Well, maybe. But as with credit history and employment status, it’s not prudent to always use a criminal conviction as a knock-out factor for an applicant.
The EEOC points out that African-Americans and Hispanics are convicted at a rate disproportionately greater than their representation in the population. To the EEOC, this means employment decisions based on criminal records have a disparate impact on blacks and Hispanics. The EEOC has filed at least two lawsuits against employers over their policies on criminal convictions.
So what’s the key to a policy that both protects you from unsuitable applicants and keeps you on the right side of discrimination law?
In a word, flexibility. Blanket policies barring applicants with any kind of criminal record are exactly what’s most likely to cause trouble.
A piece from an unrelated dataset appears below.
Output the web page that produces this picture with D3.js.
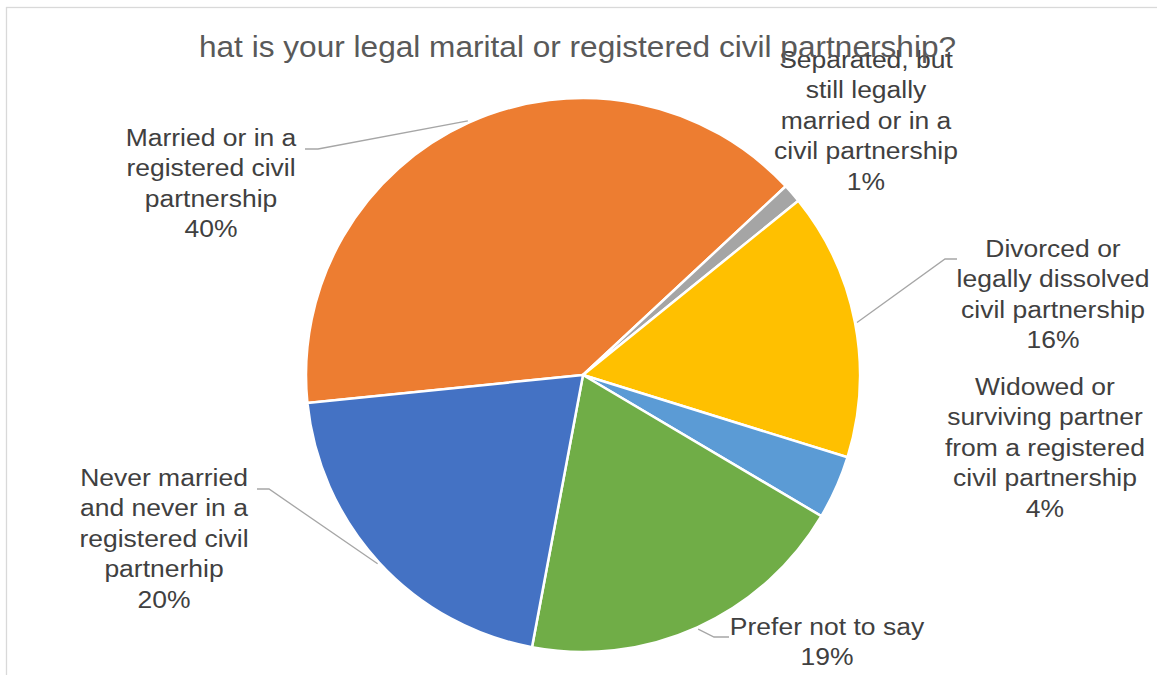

The EEOC says you may be able to prove that refusing to hire an applicant with a criminal record was a business necessity, but only if you take three factors into account:
- the nature of the offense
- the type of job involved, and
- the length of time that has passed since the conviction.
So, for example, it may be okay to reject an applicant for a job delivering to customers’ homes who had an assault conviction two years ago, but not to reject one who eight years ago did six months for smoking crack, and who would be working under close supervision.
Note: Remember that many states have their own laws regulating the use of criminal records in employment decisions.